Porsche also disclosed that U.S. import tariffs will cost it roughly €700 million this year, forcing it to raise prices in the American market to offset part of the impact.

Breckner added that Porsche prices will rise further in the U.S. in the coming months as the company passes on tariff costs to consumers.

The CFO confirmed that Porsche will propose a “significantly lower 2025 dividend” than the €2.31 per preferred share paid for 2024, as part of an effort to conserve cash amid restructuring pressures.

In China, once the company’s biggest growth market, sales are expected to continue falling through 2026.

“We have to assume that the general market conditions will not improve in the foreseeable future,” Breckner said, describing persistent pricing pressures and slower luxury demand in the world’s largest auto market.

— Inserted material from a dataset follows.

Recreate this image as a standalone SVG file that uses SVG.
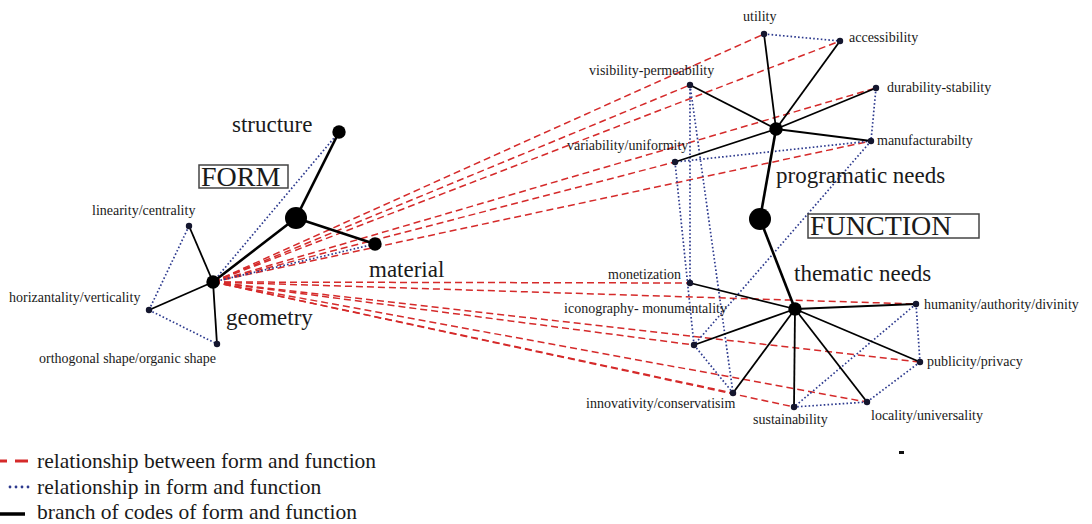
<svg xmlns="http://www.w3.org/2000/svg" width="1092" height="524" viewBox="0 0 1092 524">
<style>
text{font-family:"Liberation Serif","Times New Roman",serif;fill:#1a1a1a}
.sm{font-size:14px}
.big{font-size:23px}
.title{font-size:28px}
.leg{font-size:21.5px}
.red{stroke:#d52a2a;stroke-width:1.5;stroke-dasharray:7 4;fill:none}
.blue{stroke:#2d3a8e;stroke-width:1.7;stroke-dasharray:1.6 2.2;fill:none}
.blk{stroke:#000;stroke-width:1.8;fill:none}
.thk{stroke:#000;stroke-width:2.6;fill:none}
.n{fill:#14162e}
.N{fill:#000}
.box{fill:none;stroke:#444;stroke-width:1.5}
</style>
<rect width="1092" height="524" fill="#fff"/>
<g id="connectors">
<!-- red dashed: form-function relationships from geometry -->
<line class="red" x1="213" y1="282" x2="764" y2="34"/>
<line class="red" x1="213" y1="282" x2="690" y2="85"/>
<line class="red" x1="213" y1="282" x2="840" y2="41"/>
<line class="red" x1="213" y1="282" x2="876" y2="88"/>
<line class="red" x1="213" y1="282" x2="675" y2="162"/>
<line class="red" x1="213" y1="282" x2="871" y2="141"/>
<line class="red" x1="213" y1="282" x2="690" y2="283"/>
<line class="red" x1="213" y1="282" x2="916" y2="304"/>
<line class="red" x1="213" y1="282" x2="694" y2="345"/>
<line class="red" x1="213" y1="282" x2="920" y2="362"/>
<line class="red" x1="213" y1="282" x2="733" y2="393"/>
<line class="red" x1="213" y1="282" x2="794" y2="407"/>
<line class="red" x1="213" y1="282" x2="867" y2="402"/>
<!-- blue dotted -->
<line class="blue" x1="213" y1="282" x2="339" y2="132"/>
<line class="blue" x1="213" y1="282" x2="375" y2="244"/>
<line class="blue" x1="189" y1="226" x2="149" y2="310"/>
<line class="blue" x1="149" y1="310" x2="217" y2="344"/>
<line class="blue" x1="764" y1="34" x2="840" y2="41"/>
<line class="blue" x1="876" y1="88" x2="871" y2="141"/>
<line class="blue" x1="871" y1="141" x2="675" y2="162"/>
<line class="blue" x1="871" y1="141" x2="694" y2="345"/>
<line class="blue" x1="690" y1="85" x2="690" y2="283"/>
<line class="blue" x1="690" y1="85" x2="733" y2="393"/>
<line class="blue" x1="675" y1="162" x2="694" y2="345"/>
<line class="blue" x1="694" y1="345" x2="733" y2="393"/>
<line class="blue" x1="916" y1="304" x2="920" y2="362"/>
<line class="blue" x1="916" y1="304" x2="794" y2="407"/>
<line class="blue" x1="920" y1="362" x2="867" y2="402"/>
<line class="blue" x1="867" y1="402" x2="794" y2="407"/>
<!-- black branches: form -->
<line class="thk" x1="296" y1="218" x2="339" y2="132"/>
<line class="thk" x1="296" y1="218" x2="375" y2="244"/>
<line class="thk" x1="296" y1="218" x2="213" y2="282"/>
<line class="blk" x1="213" y1="282" x2="189" y2="226"/>
<line class="blk" x1="213" y1="282" x2="149" y2="310"/>
<line class="blk" x1="213" y1="282" x2="217" y2="344"/>
<!-- black branches: function -->
<line class="blk" x1="776" y1="129" x2="764" y2="34"/>
<line class="blk" x1="776" y1="129" x2="840" y2="41"/>
<line class="blk" x1="776" y1="129" x2="690" y2="85"/>
<line class="blk" x1="776" y1="129" x2="876" y2="88"/>
<line class="blk" x1="776" y1="129" x2="871" y2="141"/>
<line class="blk" x1="776" y1="129" x2="675" y2="162"/>
<line class="thk" x1="776" y1="129" x2="760" y2="219"/>
<line class="thk" x1="760" y1="219" x2="795" y2="309"/>
<line class="blk" x1="795" y1="309" x2="690" y2="283"/>
<line class="blk" x1="795" y1="309" x2="916" y2="304"/>
<line class="blk" x1="795" y1="309" x2="694" y2="345"/>
<line class="blk" x1="795" y1="309" x2="920" y2="362"/>
<line class="blk" x1="795" y1="309" x2="733" y2="393"/>
<line class="blk" x1="795" y1="309" x2="794" y2="407"/>
<line class="blk" x1="795" y1="309" x2="867" y2="402"/>
</g>
<g id="form">
<rect class="box" x="199" y="165" width="89" height="23"/>
<text class="title" x="201" y="186">FORM</text>
<circle class="N" cx="296" cy="218" r="11"/>
</g>
<g id="structure"><circle class="N" cx="339" cy="132" r="6.7"/><text class="big" x="232" y="132">structure</text></g>
<g id="material"><circle class="N" cx="375" cy="244" r="6.7"/><text class="big" x="369" y="277">material</text></g>
<g id="geometry"><circle class="N" cx="213" cy="282" r="6.7"/><text class="big" x="226" y="325">geometry</text></g>
<g id="linearity"><circle class="n" cx="189" cy="226" r="3.2"/><text class="sm" x="92" y="215">linearity/centrality</text></g>
<g id="horizantality"><circle class="n" cx="149" cy="310" r="3.2"/><text class="sm" x="9" y="302">horizantality/verticality</text></g>
<g id="orthogonal"><circle class="n" cx="217" cy="344" r="3.2"/><text class="sm" x="39" y="363">orthogonal shape/organic shape</text></g>
<g id="function">
<rect class="box" x="808" y="214" width="171" height="24"/>
<text class="title" x="810" y="235">FUNCTION</text>
<circle class="N" cx="760" cy="219" r="11"/>
</g>
<g id="programatic"><circle class="N" cx="776" cy="129" r="6.7"/><text class="big" x="776" y="183">programatic needs</text></g>
<g id="thematic"><circle class="N" cx="795" cy="309" r="6.7"/><text class="big" x="794" y="281">thematic needs</text></g>
<g id="utility"><circle class="n" cx="764" cy="34" r="3.2"/><text class="sm" x="743" y="21">utility</text></g>
<g id="accessibility"><circle class="n" cx="840" cy="41" r="3.2"/><text class="sm" x="849" y="42">accessibility</text></g>
<g id="visibility"><circle class="n" cx="690" cy="85" r="3.2"/><text class="sm" x="589" y="75">visibility-permeability</text></g>
<g id="durability"><circle class="n" cx="876" cy="88" r="3.2"/><text class="sm" x="887" y="92">durability-stability</text></g>
<g id="manufacturabilty"><circle class="n" cx="871" cy="141" r="3.2"/><text class="sm" x="877" y="145">manufacturabilty</text></g>
<g id="variability"><circle class="n" cx="675" cy="162" r="3.2"/><text class="sm" x="567" y="150">variability/uniformity</text></g>
<g id="monetization"><circle class="n" cx="690" cy="283" r="3.2"/><text class="sm" x="608" y="279">monetization</text></g>
<g id="humanity"><circle class="n" cx="916" cy="304" r="3.2"/><text class="sm" x="924" y="309">humanity/authority/divinity</text></g>
<g id="iconography"><circle class="n" cx="694" cy="345" r="3.2"/><text class="sm" x="727" y="313" text-anchor="end">iconography- monumentality</text></g>
<g id="publicity"><circle class="n" cx="920" cy="362" r="3.2"/><text class="sm" x="927" y="366">publicity/privacy</text></g>
<g id="innovativity"><circle class="n" cx="733" cy="393" r="3.2"/><text class="sm" x="586" y="408">innovativity/conservatisim</text></g>
<g id="sustainability"><circle class="n" cx="794" cy="407" r="3.2"/><text class="sm" x="753" y="424">sustainability</text></g>
<g id="locality"><circle class="n" cx="867" cy="402" r="3.2"/><text class="sm" x="871" y="420">locality/universality</text></g>
<rect x="899" y="451" width="5" height="3" fill="#111"/>
<g id="legend">
<path d="M0 461H7M15 461H28" stroke="#d52a2a" stroke-width="3"/>
<circle cx="10" cy="487" r="1.4" fill="#2d3a8e"/>
<circle cx="16" cy="487" r="1.4" fill="#2d3a8e"/>
<circle cx="22" cy="487" r="1.4" fill="#2d3a8e"/>
<circle cx="28" cy="487" r="1.4" fill="#2d3a8e"/>
<line x1="0" y1="514" x2="25" y2="514" stroke="#000" stroke-width="3.5"/>
<text class="leg" x="37" y="468">relationship between form and function</text>
<text class="leg" x="37" y="494">relationship in form and function</text>
<text class="leg" x="37" y="519">branch of codes of form and function</text>
</g>
</svg>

The German carmaker plans to cut 1,900 permanent jobs over the next few years, in addition to 2,000 temporary roles already being eliminated in 2025. Breckner said Porsche is preparing “a second package of cost-saving measures” focused on salary scales and employee perks rather than further layoffs, with details expected by year-end.

For the full year, Porsche estimates a €3.1 billion hit to earnings from restructuring and its decision to abandon in-house battery production. That figure includes the cost of dismantling parts of its EV expansion plan, which was once a cornerstone of its future growth strategy.

The company also confirmed that CEO Oliver Blume—who concurrently leads parent company Volkswagen—will step down from Porsche at the beginning of 2026. He will be succeeded by former McLaren Automotive CEO Michael Leiters, a move widely viewed as an effort to restore investor confidence. Leiters, who previously held senior engineering roles at Ferrari and Mercedes-AMG, is expected to inherit what Breckner described as “one of the most challenging transitions in Porsche’s modern history.”

The crisis at Porsche is already reverberating across the Volkswagen Group, which owns a 75% stake in the luxury brand. Porsche’s troubles add to a growing list of headwinds facing the Wolfsburg-based parent company, including a profit squeeze at Audi and declining demand for its mass-market models in China.

Volkswagen’s shares fell after Porsche’s results were published, as investors weighed the impact of the €3.1 billion hit to earnings on the group’s consolidated financials. The slump also adds pressure on Volkswagen’s management, which has been under scrutiny for its slow adaptation to the EV transition and its failure to gain traction against Chinese rivals.

Volkswagen had counted on Porsche’s strong margins to offset weaknesses in other brands. Last year, Porsche contributed more than one-third of Volkswagen Group’s total profit, with its 14% return on sales seen as a benchmark of efficiency. That figure now risks collapsing to as low as 2%, raising concerns among analysts that Volkswagen’s 2025 group earnings forecast may be too optimistic.

Although Volkswagen has not yet revised its consolidated outlook, some analysts believe that the loss of Porsche’s profit cushion could force the group to lower its guidance in coming quarters. Analysts say the automaker’s ability to maintain dividends and fund new EV investments could also come under strain if Porsche’s turnaround stalls beyond 2026.

Volkswagen’s luxury portfolio—comprising Porsche, Audi, Bentley, and Lamborghini—has traditionally served as its financial backbone, compensating for thin margins in mass-market segments such as VW, SEAT, and Skoda. But with Porsche now facing tariffs, declining Chinese sales, and restructuring costs, that advantage appears to be eroding.

In response, Volkswagen is expected to push for deeper cost cuts and may accelerate its strategic review of luxury operations to shield overall profitability. Breckner’s assurance that “2025 will be the trough” was echoed cautiously by investors who see 2026 as a critical year for Porsche to stabilize production, regain demand in the U.S. and China, and deliver the efficiency improvements required to restore margins.